We need to tell the vertex shader that it will have to handle vertices where a position is a tuple of 2 floats and color is a tuple of 4 floats. This is precisely what attributes are meant for. Let us change slightly our previous vertex shader:

attribute vec2 position;
attribute vec4 color;
void main()
{
    gl_Position = vec4(position, 0.0, 1.0);
}

This vertex shader now expects a vertex to possess 2 attributes, one named position and one named color with specified types (vec3 means tuple of 3 floats and vec4 means tuple of 4 floats). It is important to note that even if we labeled the first attribute position, this attribute is not yet bound to the actual position in the numpy array. We’ll need to do it explicitly at some point in our program and there is no automagic that will bind the numpy array field to the right attribute, you’ll have to do it yourself, but we’ll see that later.
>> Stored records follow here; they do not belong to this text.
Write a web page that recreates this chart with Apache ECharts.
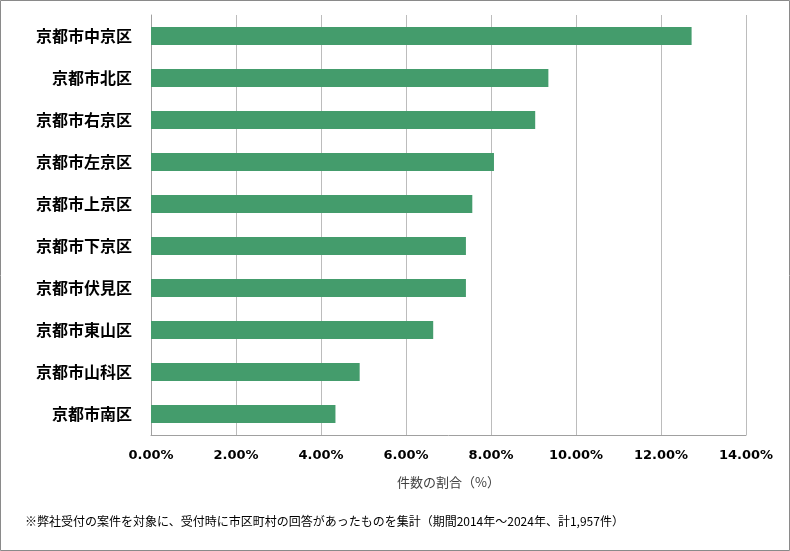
<!DOCTYPE html>
<html><head><meta charset="utf-8">
<script src="https://cdn.jsdelivr.net/npm/echarts@6/dist/echarts.min.js"></script>
<style>html,body{margin:0;padding:0;background:#fff}#c{width:790px;height:551px}</style>
</head><body><div id="c"></div>
<script>
const categories = ['京都市中京区','京都市北区','京都市右京区','京都市左京区','京都市上京区','京都市下京区','京都市伏見区','京都市東山区','京都市山科区','京都市南区'];
const shares = [12.72, 9.35, 9.04, 8.07, 7.56, 7.41, 7.41, 6.64, 4.91, 4.34];
const xTicks = {min: 0, max: 14, interval: 2};
const axisTitle = '件数の割合（%）';
const footnote = '※弊社受付の案件を対象に、受付時に市区町村の回答があったものを集計（期間2014年～2024年、計1,957件）';

const chart = echarts.init(document.getElementById('c'), null, {renderer: 'canvas'});
chart.setOption({
  animation: false,
  backgroundColor: '#fff',
  grid: {left: 151, right: 44, top: 15, bottom: 116},
  xAxis: {
    type: 'value', min: xTicks.min, max: xTicks.max, interval: xTicks.interval,
    axisLine: {show: true, lineStyle: {color: '#a0a0a0', width: 1}},
    axisTick: {show: false},
    splitLine: {show: true, lineStyle: {color: '#bcbcbc', width: 1}},
    axisLabel: {formatter: v => v.toFixed(2) + '%', fontFamily: 'DejaVu Sans', fontWeight: 'bold', fontSize: 13, color: '#000', margin: 14},
    name: axisTitle, nameLocation: 'middle', nameGap: 41,
    nameTextStyle: {fontFamily: 'Noto Sans CJK JP', fontSize: 13, color: '#404040'}
  },
  yAxis: {
    type: 'category', data: categories, inverse: true,
    axisLine: {show: true, lineStyle: {color: '#a0a0a0', width: 1}},
    axisTick: {show: false},
    axisLabel: {fontFamily: 'Noto Sans CJK JP', fontWeight: 'bold', fontSize: 16, color: '#000', margin: 19}
  },
  series: [{
    type: 'bar', data: shares, barWidth: 18,
    itemStyle: {color: '#449c6c'}
  }],
  graphic: [
    {type: 'rect', shape: {x: 0.5, y: 0.5, width: 789, height: 550}, style: {fill: 'none', stroke: '#8a8a8a', lineWidth: 1}, silent: true},
    {type: 'text', left: 25, top: 515, style: {text: footnote, fontFamily: 'Noto Sans CJK JP', fontSize: 12, fill: '#000'}}
  ]
});
</script></body></html>
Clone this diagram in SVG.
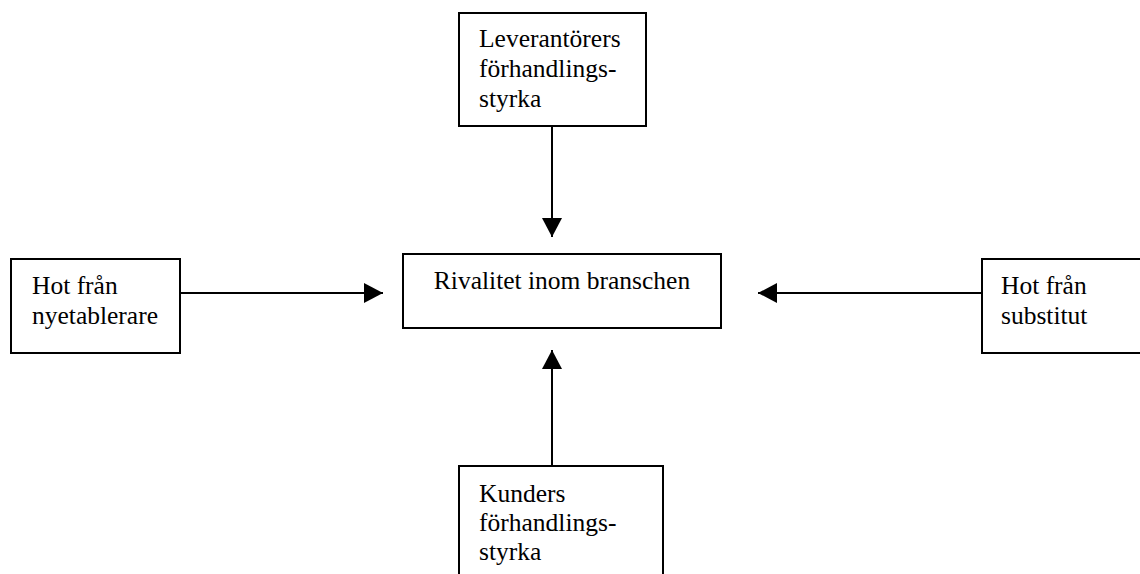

The second type of information we can feed the vertex shader are the uniforms that may be considered as constant values (across all the vertices). Let’s say for example we want to scale all the vertices by a constant factor scale, we would thus write:

uniform float scale;
attribute vec2 position;
attribute vec4 color;
void main()
{
    gl_Position = vec4(position*scale, 0.0, 1.0);
}

Last type is the varying type that is used to pass information between the vertex stage and the fragment stage. So let us suppose (again) we want to pass the vertex color to the fragment shader, we now write:

uniform float scale;
attribute vec2 position;
attribute vec4 color;
varying vec4 v_color;

void main()
{
    gl_Position = vec4(position*scale, 0.0, 1.0);
    v_color = color;
}

and then in the fragment shader, we write:

varying vec4 v_color;

void main()
{
    gl_FragColor = v_color;
}

The question is what is the value of v_color inside the fragment shader ? If you look at the figure that introduced the gl pipleline, we have 3 vertices and 21 fragments. What is the color of each individual fragment ?

The answer is the interpolation of all 3 vertices color. This interpolation is made using distance of the fragment to each individual vertex. This is a very important concept to understand. Any varying value is interpolated between the vertices that compose the elementary item (mostly, line or triangle).